■ Exercise requirements ■
Up to and including the line with "(inB) at (928,1189);", write out the listing from its first line, minus the pictures.
**** Exercise data ****
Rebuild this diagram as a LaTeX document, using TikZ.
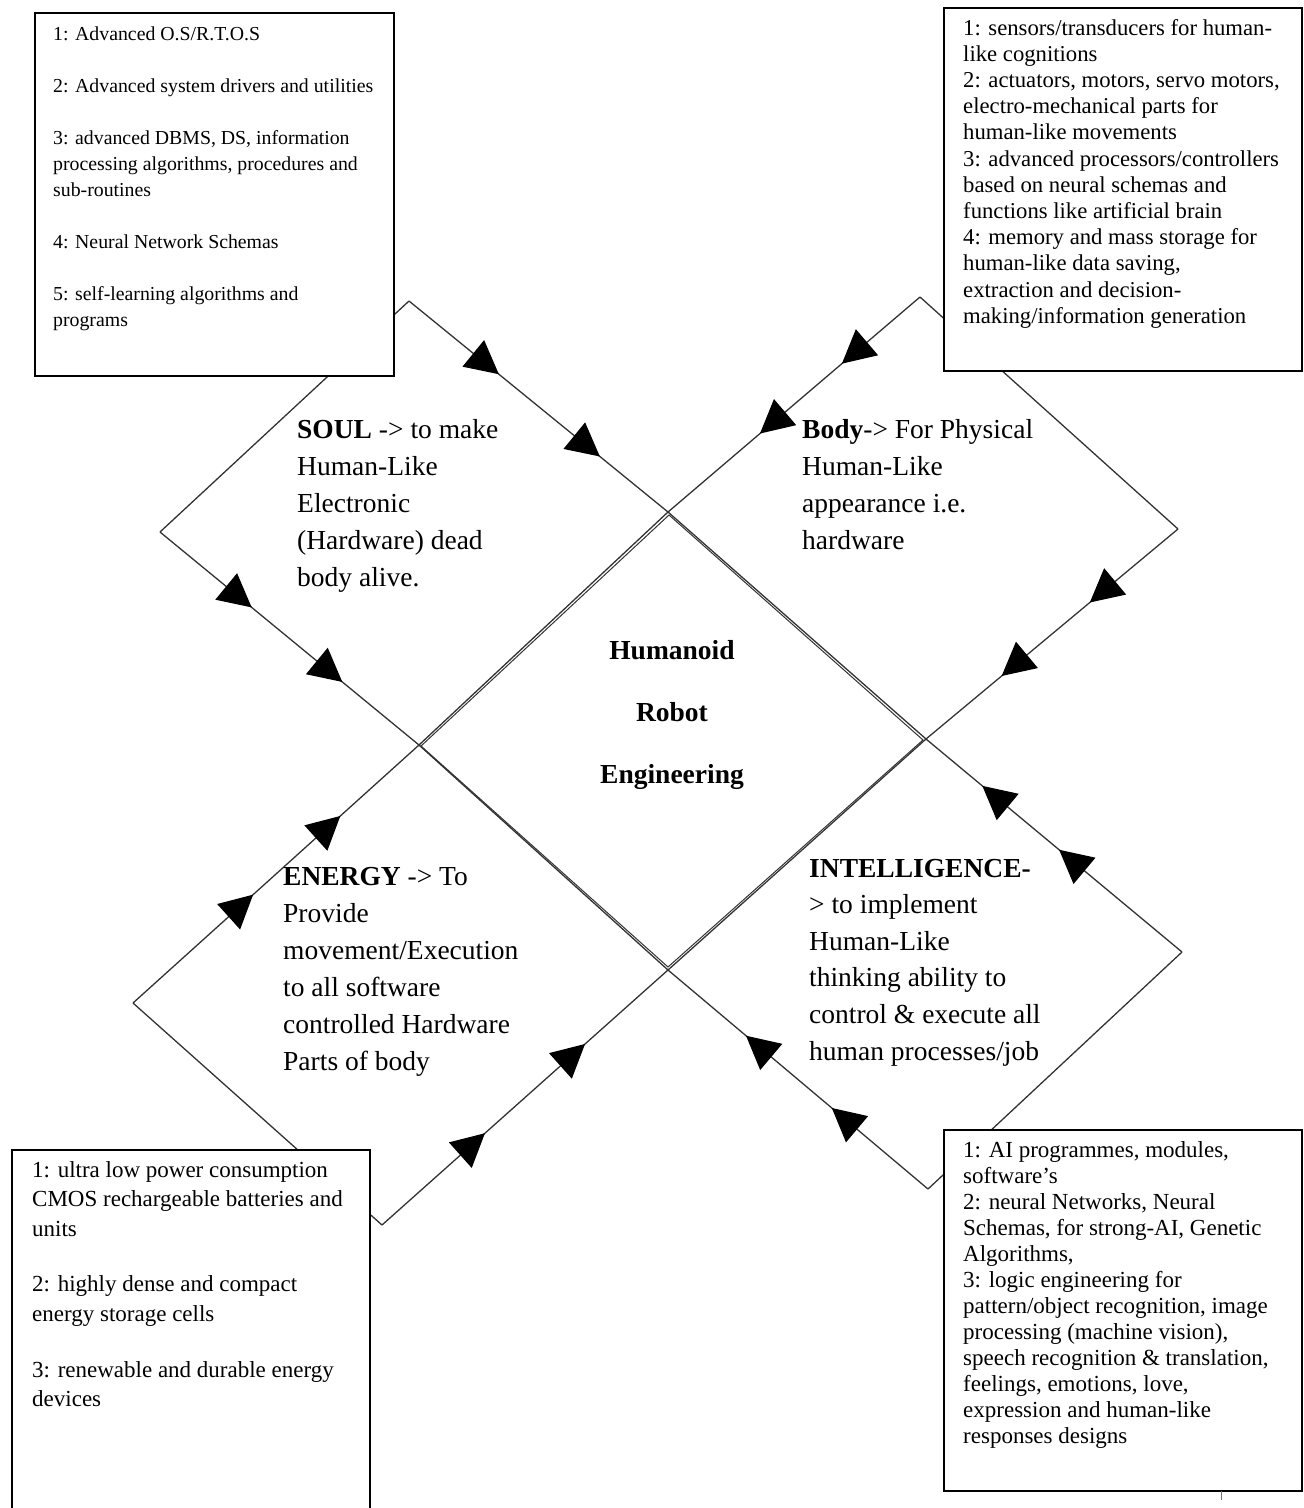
\documentclass[tikz,border=0pt]{standalone}
\usepackage{fontspec}
\setmainfont{Liberation Serif}
\usetikzlibrary{arrows.meta,decorations.markings}

\tikzset{
  edge/.style={draw=black!80, line width=1.3pt},
  twoheads/.style 2 args={postaction={decorate}, decoration={markings,
      mark=at position #1 with {\arrow{Triangle[length=33pt,width=34pt,color=black]}},
      mark=at position #2 with {\arrow{Triangle[length=33pt,width=34pt,color=black]}}}},
  infobox/.style={draw=black, line width=1.8pt, fill=white, rectangle, anchor=north west, inner sep=0pt},
  bigtext/.style={anchor=base west, inner sep=0pt, font=\fontsize{27.5}{37}\selectfont},
  smalltext/.style={anchor=base west, inner sep=0pt, font=\fontsize{23}{26}\selectfont},
}

\begin{document}
\begin{tikzpicture}[x=1pt,y=-1pt]
\useasboundingbox (0,0) rectangle (1304,1508);

% shared corners of the central diamond
\coordinate (ct) at (668,512);
\coordinate (cr) at (926,739);
\coordinate (cb) at (668,970);
\coordinate (cl) at (419,745);
% outer corners of the four wings
\coordinate (soulT) at (409,301);
\coordinate (soulL) at (160,532);
\coordinate (bodyT) at (920,297);
\coordinate (bodyR) at (1178,529);
\coordinate (enL) at (133,1003);
\coordinate (enB) at (382,1225);
\coordinate (inR) at (1182,952);
\coordinate (inB) at (928,1189);

% SOUL wing
\draw[edge, twoheads={0.347}{0.737}] (soulT) -- (ct);
\draw[edge, twoheads={0.354}{0.704}] (soulL) -- (cl);
\draw[edge] (soulT) -- (soulL);
\draw[edge] (ct) -- (cl);
% BODY wing
\draw[edge, twoheads={0.31}{0.635}] (bodyT) -- (ct);
\draw[edge, twoheads={0.35}{0.70}] (bodyR) -- (cr);
\draw[edge] (bodyT) -- (bodyR);
\draw[edge] (ct) -- (cr);
% ENERGY wing
\draw[edge, twoheads={0.42}{0.725}] (enL) -- (cl);
\draw[edge, twoheads={0.36}{0.71}] (enB) -- (cb);
\draw[edge] (enL) -- (enB);
\draw[edge] (cl) -- (cb);
% INTELLIGENCE wing
\draw[edge, twoheads={0.37}{0.70}] (inB) -- (cb);
\draw[edge, twoheads={0.48}{0.78}] (inR) -- (cr);
\draw[edge] (inR) -- (inB);
\draw[edge] (cb) -- (cr);

% central diamond, traced a second time just inside the shared edges
\coordinate (ct2) at (669,515);
\coordinate (cr2) at (923,740);
\coordinate (cb2) at (668,967);
\coordinate (cl2) at (421,746);
\draw[edge, line width=1pt] (ct2) -- (cr2) -- (cb2) -- (cl2) -- cycle;

% information boxes
\node[infobox, minimum width=359pt, minimum height=363pt] (soulBox) at (34,12) {};
\node[infobox, minimum width=358pt, minimum height=363pt] (bodyBox) at (943,7) {};
\node[infobox, minimum width=358pt, minimum height=420pt] (energyBox) at (11,1149) {};
\node[infobox, minimum width=358pt, minimum height=361pt] (intelBox) at (943,1129) {};
\coordinate (tickTop) at (1221,1491);
\coordinate (tickEnd) at (1221,1500);
\draw[black!55, line width=0.8pt] (tickTop) -- (tickEnd);

% box contents
\node[smalltext, font=\fontsize{19.8}{26}\selectfont] (soulList) at (53,40) {\begin{tabular}[t]{@{}l@{}}
1: Advanced O.S/R.T.O.S\\[26pt]
2: Advanced system drivers and utilities\\[26pt]
3: advanced DBMS, DS, information\\
processing algorithms, procedures and\\
sub-routines\\[26pt]
4: Neural Network Schemas\\[26pt]
5: self-learning algorithms and\\
programs
\end{tabular}};

\node[smalltext, font=\fontsize{22.7}{26.2}\selectfont] (bodyList) at (963,35) {\begin{tabular}[t]{@{}l@{}}
1: sensors/transducers for human-\\
like cognitions\\
2: actuators, motors, servo motors,\\
electro-mechanical parts for\\
human-like movements\\
3: advanced processors/controllers\\
based on neural schemas and\\
functions like artificial brain\\
4: memory and mass storage for\\
human-like data saving,\\
extraction and decision-\\
making/information generation
\end{tabular}};

\node[smalltext, font=\fontsize{23}{29.8}\selectfont] (energyList) at (32,1177) {\begin{tabular}[t]{@{}l@{}}
1: ultra low power consumption\\
CMOS rechargeable batteries and\\
units\\[25.5pt]
2: highly dense and compact\\
energy storage cells\\[25.5pt]
3: renewable and durable energy\\
devices
\end{tabular}};

\node[smalltext, font=\fontsize{23}{26}\selectfont] (intelList) at (963,1157) {\begin{tabular}[t]{@{}l@{}}
1: AI programmes, modules,\\
software’s\\
2: neural Networks, Neural\\
Schemas, for strong-AI, Genetic\\
Algorithms,\\
3: logic engineering for\\
pattern/object recognition, image\\
processing (machine vision),\\
speech recognition \& translation,\\
feelings, emotions, love,\\
expression and human-like\\
responses designs
\end{tabular}};

% wing captions
\node[bigtext] (soulText) at (297,438) {\begin{tabular}[t]{@{}l@{}}
\textbf{SOUL} -> to make\\
Human-Like\\
Electronic\\
(Hardware) dead\\
body alive.
\end{tabular}};

\node[bigtext] (bodyText) at (802,438) {\begin{tabular}[t]{@{}l@{}}
\textbf{Body}-> For Physical\\
Human-Like\\
appearance i.e.\\
hardware
\end{tabular}};

\node[bigtext] (energyText) at (283,885) {\begin{tabular}[t]{@{}l@{}}
\textbf{ENERGY} -> To\\
Provide\\
movement/Execution\\
to all software\\
controlled Hardware\\
Parts of body
\end{tabular}};

\node[bigtext, font=\fontsize{27.5}{36.6}\selectfont] (intelText) at (809,877) {\begin{tabular}[t]{@{}l@{}}
\textbf{INTELLIGENCE-}\\
> to implement\\
Human-Like\\
thinking ability to\\
control \& execute all\\
human processes/job
\end{tabular}};

% hub
\node[anchor=base, inner sep=0pt, font=\bfseries\fontsize{27.5}{62}\selectfont] (hub) at (672,659) {\begin{tabular}[t]{@{}c@{}}
Humanoid\\
Robot\\
Engineering
\end{tabular}};
\end{tikzpicture}
\end{document}
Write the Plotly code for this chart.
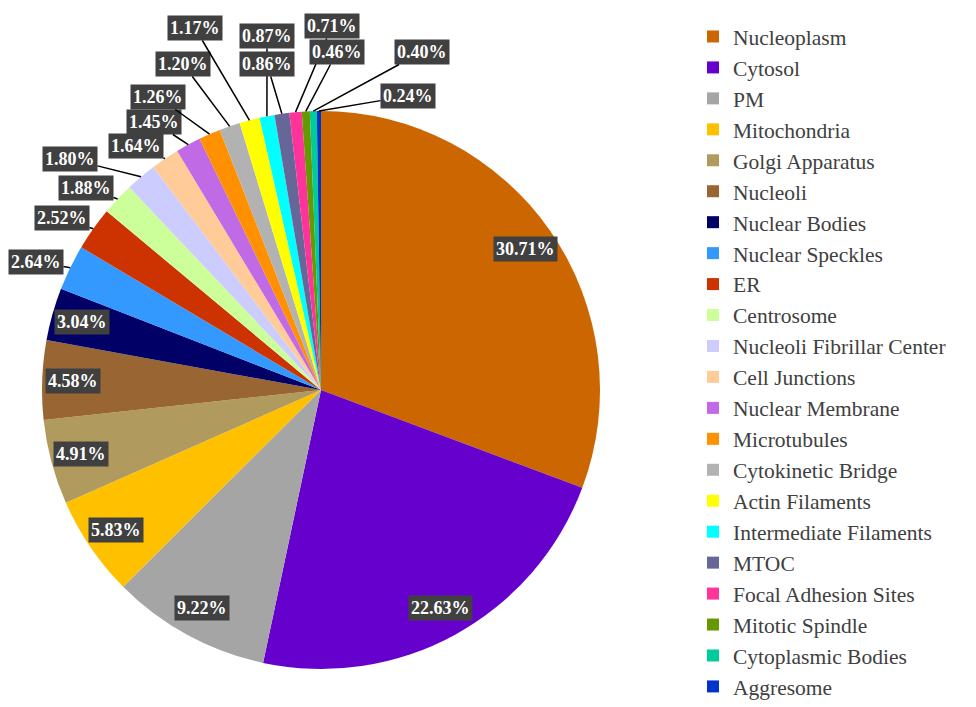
import math
import plotly.graph_objects as go

# Subcellular location categories and their share of proteins (%)
locations = [
    "Nucleoplasm", "Cytosol", "PM", "Mitochondria", "Golgi Apparatus",
    "Nucleoli", "Nuclear Bodies", "Nuclear Speckles", "ER", "Centrosome",
    "Nucleoli Fibrillar Center", "Cell Junctions", "Nuclear Membrane",
    "Microtubules", "Cytokinetic Bridge", "Actin Filaments",
    "Intermediate Filaments", "MTOC", "Focal Adhesion Sites",
    "Mitotic Spindle", "Cytoplasmic Bodies", "Aggresome",
]
shares = [
    30.71, 22.63, 9.22, 5.83, 4.91, 4.58, 3.04, 2.64, 2.52, 1.88,
    1.80, 1.64, 1.45, 1.26, 1.20, 1.17, 0.87, 0.86, 0.71, 0.46, 0.40, 0.24,
]
slice_colors = [
    "#CC6600", "#6600CC", "#A5A5A5", "#FFC000", "#B09A5E",
    "#996633", "#000066", "#3399FF", "#CC3300", "#CCFF99",
    "#CCCCFF", "#FFCC99", "#C06AE6", "#FF9000", "#B2B2B2",
    "#FFFF00", "#00FFFF", "#666699", "#FF3399",
    "#669900", "#00CC99", "#0033CC",
]

# Figure geometry (pixels)
W, H = 976, 707
CX, CY, R = 321, 390, 279
N_INSIDE = 7          # first slices carry their label inside the pie
INSIDE_FRAC = 0.89    # radial position of inside labels

SERIF = "Times New Roman, Liberation Serif, DejaVu Serif, serif"

# Label box centres (pixels) for the slices labelled outside the pie
callout_pos = [
    (36, 262), (62, 218), (86, 188), (70, 159), (136, 146), (154, 122),
    (158, 97), (183, 64), (195, 28), (267, 36), (267, 64), (332, 26),
    (337, 52), (422, 52), (408, 96),
]

fig = go.Figure(
    go.Pie(
        labels=locations,
        values=shares,
        sort=False,
        direction="clockwise",
        rotation=0,
        marker=dict(colors=slice_colors, line=dict(width=0)),
        textinfo="none",
        hoverinfo="label+percent",
        domain=dict(
            x=[(CX - R) / W, (CX + R) / W],
            y=[1 - (CY + R) / H, 1 - (CY - R) / H],
        ),
    )
)


def to_paper(px, py):
    return px / W, 1 - py / H


label_font = dict(family=SERIF, size=18, color="white")
total = sum(shares)
annotations = []
cum = 0.0
for i, v in enumerate(shares):
    mid = (cum + v / 2) / total
    cum += v
    theta = 2 * math.pi * mid
    text = f"<b>{v:.2f}%</b>"
    common = dict(xref="paper", yref="paper", text=text,
                  xanchor="center", yanchor="middle",
                  bgcolor="#404040", font=label_font, borderpad=2)
    if i < N_INSIDE:
        px = CX + INSIDE_FRAC * R * math.sin(theta)
        py = CY - INSIDE_FRAC * R * math.cos(theta)
        x, y = to_paper(px, py)
        annotations.append(dict(x=x, y=y, showarrow=False, **common))
    else:
        tx = CX + R * math.sin(theta)
        ty = CY - R * math.cos(theta)
        lx, ly = callout_pos[i - N_INSIDE]
        x, y = to_paper(tx, ty)
        annotations.append(dict(
            x=x, y=y, showarrow=True, arrowhead=0, arrowwidth=1.5,
            arrowcolor="black", standoff=0, startstandoff=0,
            ax=lx - tx, ay=ly - ty, **common,
        ))

fig.update_layout(
    width=W,
    height=H,
    margin=dict(l=0, r=0, t=0, b=0),
    paper_bgcolor="white",
    plot_bgcolor="white",
    annotations=annotations,
    legend=dict(
        x=693 / W, xanchor="left",
        y=1 - 33 / H, yanchor="top",
        font=dict(family=SERIF, size=21.5, color="#404040"),
        bgcolor="rgba(0,0,0,0)",
        traceorder="normal",
    ),
)

fig.write_html("out.html")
****
■ Exercise answer ■
Rebuild this diagram as a LaTeX document, using TikZ.
\documentclass[tikz,border=0pt]{standalone}
\usepackage{fontspec}
\setmainfont{Liberation Serif}
\usetikzlibrary{arrows.meta,decorations.markings}

\tikzset{
  edge/.style={draw=black!80, line width=1.3pt},
  twoheads/.style 2 args={postaction={decorate}, decoration={markings,
      mark=at position #1 with {\arrow{Triangle[length=33pt,width=34pt,color=black]}},
      mark=at position #2 with {\arrow{Triangle[length=33pt,width=34pt,color=black]}}}},
  infobox/.style={draw=black, line width=1.8pt, fill=white, rectangle, anchor=north west, inner sep=0pt},
  bigtext/.style={anchor=base west, inner sep=0pt, font=\fontsize{27.5}{37}\selectfont},
  smalltext/.style={anchor=base west, inner sep=0pt, font=\fontsize{23}{26}\selectfont},
}

\begin{document}
\begin{tikzpicture}[x=1pt,y=-1pt]
\useasboundingbox (0,0) rectangle (1304,1508);

% shared corners of the central diamond
\coordinate (ct) at (668,512);
\coordinate (cr) at (926,739);
\coordinate (cb) at (668,970);
\coordinate (cl) at (419,745);
% outer corners of the four wings
\coordinate (soulT) at (409,301);
\coordinate (soulL) at (160,532);
\coordinate (bodyT) at (920,297);
\coordinate (bodyR) at (1178,529);
\coordinate (enL) at (133,1003);
\coordinate (enB) at (382,1225);
\coordinate (inR) at (1182,952);
\coordinate (inB) at (928,1189);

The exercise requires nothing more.